-- START OF Recorded data --
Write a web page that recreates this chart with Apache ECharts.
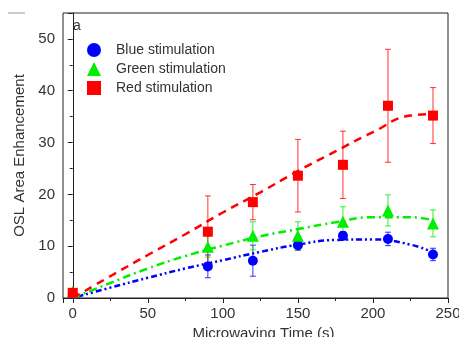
<!DOCTYPE html>
<html>
<head>
<meta charset="utf-8">
<script src="https://cdn.jsdelivr.net/npm/echarts@6/dist/echarts.min.js"></script>
<style>
  html, body { margin: 0; padding: 0; background: #fff; }
  #main { width: 459px; height: 337px; }
</style>
</head>
<body>
<div id="main"></div>
<script>
// measured points
const times = [0, 90, 120, 150, 180, 210, 240];
const blueVals = [0.8, 6.1, 7.2, 10.2, 12.0, 11.4, 8.4];
const blueErr = [0.3, 2.2, 3.0, 1.0, 0.8, 1.3, 1.2];
const greenVals = [1.2, 9.9, 12.0, 12.0, 14.7, 16.9, 14.4];
const greenErr = [0.3, 2.0, 2.7, 2.7, 2.9, 3.0, 2.6];
const redVals = [1.0, 12.8, 18.5, 23.6, 25.7, 37.1, 35.2];
const redErr = [0.3, 6.9, 3.4, 7.0, 6.5, 10.9, 5.4];

// fitted curves
const fitTimes = [0, 25, 50, 75, 100, 125, 150, 175, 200, 225, 240];
const blueFit = [0, 2.0, 3.9, 5.7, 7.3, 8.9, 10.3, 11.2, 11.3, 10.3, 8.8];
const greenFit = [0, 2.9, 5.7, 8.1, 10.1, 11.9, 13.3, 14.6, 15.6, 15.6, 15.0];
const redFit = [0, 4.2, 8.3, 12.3, 16.5, 20.4, 24.5, 28.3, 32.0, 35.2, 35.5];

const names = ['Blue stimulation', 'Green stimulation', 'Red stimulation'];
const colors = ['#0000ff', '#00ee00', '#ff0000'];

const chart = echarts.init(document.getElementById('main'));
const font = 'Liberation Sans, Arial, sans-serif';

const pairs = (xs, ys) => xs.map((x, i) => [x, ys[i]]);

const errSeries = (vals, errs, color) => ({
  type: 'custom',
  silent: true,
  z: 3,
  data: times.map((t, i) => [t, vals[i] - errs[i], vals[i] + errs[i]]),
  renderItem: (params, api) => {
    const lo = api.coord([api.value(0), api.value(1)]);
    const hi = api.coord([api.value(0), api.value(2)]);
    const cap = 3;
    const style = { stroke: color, lineWidth: 1, opacity: 0.8 };
    return {
      type: 'group',
      children: [
        { type: 'line', shape: { x1: lo[0], y1: lo[1], x2: hi[0], y2: hi[1] }, style },
        { type: 'line', shape: { x1: lo[0] - cap, y1: lo[1], x2: lo[0] + cap, y2: lo[1] }, style },
        { type: 'line', shape: { x1: hi[0] - cap, y1: hi[1], x2: hi[0] + cap, y2: hi[1] }, style },
      ],
    };
  },
});

const fitSeries = (ys, color, dash) => ({
  type: 'line',
  smooth: true,
  showSymbol: false,
  silent: true,
  z: 2,
  data: pairs(fitTimes, ys),
  lineStyle: { color, width: 2.5, type: dash },
});

const pointSeries = (name, vals, color, symbol, size) => ({
  name,
  type: 'scatter',
  symbol,
  symbolSize: size,
  z: 4,
  itemStyle: { color, opacity: 1 },
  data: pairs(times, vals),
});

chart.setOption({
  animation: false,
  grid: {
    left: 63, right: 11, top: 13, bottom: 39,
    containLabel: false,
    outerBoundsMode: 'none',
    show: true, borderColor: '#222', borderWidth: 1,
  },
  legend: {
    orient: 'vertical',
    left: 82,
    top: 38,
    itemWidth: 14,
    itemHeight: 14,
    itemGap: 5,
    data: [
      { name: names[0], icon: 'circle' },
      { name: names[1], icon: 'triangle' },
      { name: names[2], icon: 'path://M0,0h12v12h-12z' },
    ],
    textStyle: { fontFamily: font, fontSize: 14, color: '#333', padding: [0, 0, 0, 10] },
  },
  graphic: [
    { type: 'text', left: 73, top: 19, style: { text: 'a', font: '14px ' + font, fill: '#333' } },
    { type: 'line', shape: { x1: 8, y1: 13, x2: 25, y2: 13 }, style: { stroke: '#999', lineWidth: 1 } },
  ],
  xAxis: {
    type: 'value',
    min: -6.5,
    max: 250,
    splitNumber: 5,
    name: 'Microwaving Time (s)',
    nameLocation: 'middle',
    nameGap: 28,
    nameTextStyle: { fontFamily: font, fontSize: 15, color: '#333', padding: [0, 0, 0, 16] },
    axisLine: { onZero: false, lineStyle: { color: '#222', width: 1 } },
    axisTick: { length: 5, lineStyle: { color: '#222' } },
    minorTick: { show: true, splitNumber: 2, length: 3, lineStyle: { color: '#222' } },
    axisLabel: { showMinLabel: false, fontFamily: font, fontSize: 15, color: '#333', margin: 8 },
    splitLine: { show: false },
  },
  yAxis: {
    type: 'value',
    min: 0,
    max: 55,
    interval: 10,
    name: 'OSL Area Enhancement',
    nameLocation: 'middle',
    nameGap: 34,
    nameTextStyle: { fontFamily: font, fontSize: 15, color: '#333' },
    axisLine: { show: true, lineStyle: { color: '#222', width: 1 } },
    axisTick: { show: true, length: 5, lineStyle: { color: '#222' } },
    minorTick: { show: true, splitNumber: 2, length: 3, lineStyle: { color: '#222' } },
    axisLabel: { showMaxLabel: false, fontFamily: font, fontSize: 15, color: '#333', margin: 8 },
    splitLine: { show: false },
  },
  series: [
    fitSeries(blueFit, colors[0], [2, 3, 6, 3, 2, 3]),
    fitSeries(greenFit, colors[1], [8, 4, 2, 4]),
    fitSeries(redFit, colors[2], [8, 6]),
    errSeries(blueVals, blueErr, colors[0]),
    errSeries(greenVals, greenErr, colors[1]),
    errSeries(redVals, redErr, colors[2]),
    pointSeries(names[0], blueVals, colors[0], 'circle', 10),
    pointSeries(names[1], greenVals, colors[1], 'triangle', 12),
    pointSeries(names[2], redVals, colors[2], 'rect', 10),
  ],
});
</script>
</body>
</html>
-- END OF Recorded data --
● Instruction: Set the data above down again exactly as given, with no pictures.

● Solution to this problem:
Write a web page that recreates this chart with Apache ECharts.
<!DOCTYPE html>
<html>
<head>
<meta charset="utf-8">
<script src="https://cdn.jsdelivr.net/npm/echarts@6/dist/echarts.min.js"></script>
<style>
  html, body { margin: 0; padding: 0; background: #fff; }
  #main { width: 459px; height: 337px; }
</style>
</head>
<body>
<div id="main"></div>
<script>
// measured points
const times = [0, 90, 120, 150, 180, 210, 240];
const blueVals = [0.8, 6.1, 7.2, 10.2, 12.0, 11.4, 8.4];
const blueErr = [0.3, 2.2, 3.0, 1.0, 0.8, 1.3, 1.2];
const greenVals = [1.2, 9.9, 12.0, 12.0, 14.7, 16.9, 14.4];
const greenErr = [0.3, 2.0, 2.7, 2.7, 2.9, 3.0, 2.6];
const redVals = [1.0, 12.8, 18.5, 23.6, 25.7, 37.1, 35.2];
const redErr = [0.3, 6.9, 3.4, 7.0, 6.5, 10.9, 5.4];

// fitted curves
const fitTimes = [0, 25, 50, 75, 100, 125, 150, 175, 200, 225, 240];
const blueFit = [0, 2.0, 3.9, 5.7, 7.3, 8.9, 10.3, 11.2, 11.3, 10.3, 8.8];
const greenFit = [0, 2.9, 5.7, 8.1, 10.1, 11.9, 13.3, 14.6, 15.6, 15.6, 15.0];
const redFit = [0, 4.2, 8.3, 12.3, 16.5, 20.4, 24.5, 28.3, 32.0, 35.2, 35.5];

const names = ['Blue stimulation', 'Green stimulation', 'Red stimulation'];
const colors = ['#0000ff', '#00ee00', '#ff0000'];

const chart = echarts.init(document.getElementById('main'));
const font = 'Liberation Sans, Arial, sans-serif';

const pairs = (xs, ys) => xs.map((x, i) => [x, ys[i]]);

const errSeries = (vals, errs, color) => ({
  type: 'custom',
  silent: true,
  z: 3,
  data: times.map((t, i) => [t, vals[i] - errs[i], vals[i] + errs[i]]),
  renderItem: (params, api) => {
    const lo = api.coord([api.value(0), api.value(1)]);
    const hi = api.coord([api.value(0), api.value(2)]);
    const cap = 3;
    const style = { stroke: color, lineWidth: 1, opacity: 0.8 };
    return {
      type: 'group',
      children: [
        { type: 'line', shape: { x1: lo[0], y1: lo[1], x2: hi[0], y2: hi[1] }, style },
        { type: 'line', shape: { x1: lo[0] - cap, y1: lo[1], x2: lo[0] + cap, y2: lo[1] }, style },
        { type: 'line', shape: { x1: hi[0] - cap, y1: hi[1], x2: hi[0] + cap, y2: hi[1] }, style },
      ],
    };
  },
});

const fitSeries = (ys, color, dash) => ({
  type: 'line',
  smooth: true,
  showSymbol: false,
  silent: true,
  z: 2,
  data: pairs(fitTimes, ys),
  lineStyle: { color, width: 2.5, type: dash },
});

const pointSeries = (name, vals, color, symbol, size) => ({
  name,
  type: 'scatter',
  symbol,
  symbolSize: size,
  z: 4,
  itemStyle: { color, opacity: 1 },
  data: pairs(times, vals),
});

chart.setOption({
  animation: false,
  grid: {
    left: 63, right: 11, top: 13, bottom: 39,
    containLabel: false,
    outerBoundsMode: 'none',
    show: true, borderColor: '#222', borderWidth: 1,
  },
  legend: {
    orient: 'vertical',
    left: 82,
    top: 38,
    itemWidth: 14,
    itemHeight: 14,
    itemGap: 5,
    data: [
      { name: names[0], icon: 'circle' },
      { name: names[1], icon: 'triangle' },
      { name: names[2], icon: 'path://M0,0h12v12h-12z' },
    ],
    textStyle: { fontFamily: font, fontSize: 14, color: '#333', padding: [0, 0, 0, 10] },
  },
  graphic: [
    { type: 'text', left: 73, top: 19, style: { text: 'a', font: '14px ' + font, fill: '#333' } },
    { type: 'line', shape: { x1: 8, y1: 13, x2: 25, y2: 13 }, style: { stroke: '#999', lineWidth: 1 } },
  ],
  xAxis: {
    type: 'value',
    min: -6.5,
    max: 250,
    splitNumber: 5,
    name: 'Microwaving Time (s)',
    nameLocation: 'middle',
    nameGap: 28,
    nameTextStyle: { fontFamily: font, fontSize: 15, color: '#333', padding: [0, 0, 0, 16] },
    axisLine: { onZero: false, lineStyle: { color: '#222', width: 1 } },
    axisTick: { length: 5, lineStyle: { color: '#222' } },
    minorTick: { show: true, splitNumber: 2, length: 3, lineStyle: { color: '#222' } },
    axisLabel: { showMinLabel: false, fontFamily: font, fontSize: 15, color: '#333', margin: 8 },
    splitLine: { show: false },
  },
  yAxis: {
    type: 'value',
    min: 0,
    max: 55,
    interval: 10,
    name: 'OSL Area Enhancement',
    nameLocation: 'middle',
    nameGap: 34,
    nameTextStyle: { fontFamily: font, fontSize: 15, color: '#333' },
    axisLine: { show: true, lineStyle: { color: '#222', width: 1 } },
    axisTick: { show: true, length: 5, lineStyle: { color: '#222' } },
    minorTick: { show: true, splitNumber: 2, length: 3, lineStyle: { color: '#222' } },
    axisLabel: { showMaxLabel: false, fontFamily: font, fontSize: 15, color: '#333', margin: 8 },
    splitLine: { show: false },
  },
  series: [
    fitSeries(blueFit, colors[0], [2, 3, 6, 3, 2, 3]),
    fitSeries(greenFit, colors[1], [8, 4, 2, 4]),
    fitSeries(redFit, colors[2], [8, 6]),
    errSeries(blueVals, blueErr, colors[0]),
    errSeries(greenVals, greenErr, colors[1]),
    errSeries(redVals, redErr, colors[2]),
    pointSeries(names[0], blueVals, colors[0], 'circle', 10),
    pointSeries(names[1], greenVals, colors[1], 'triangle', 12),
    pointSeries(names[2], redVals, colors[2], 'rect', 10),
  ],
});
</script>
</body>
</html>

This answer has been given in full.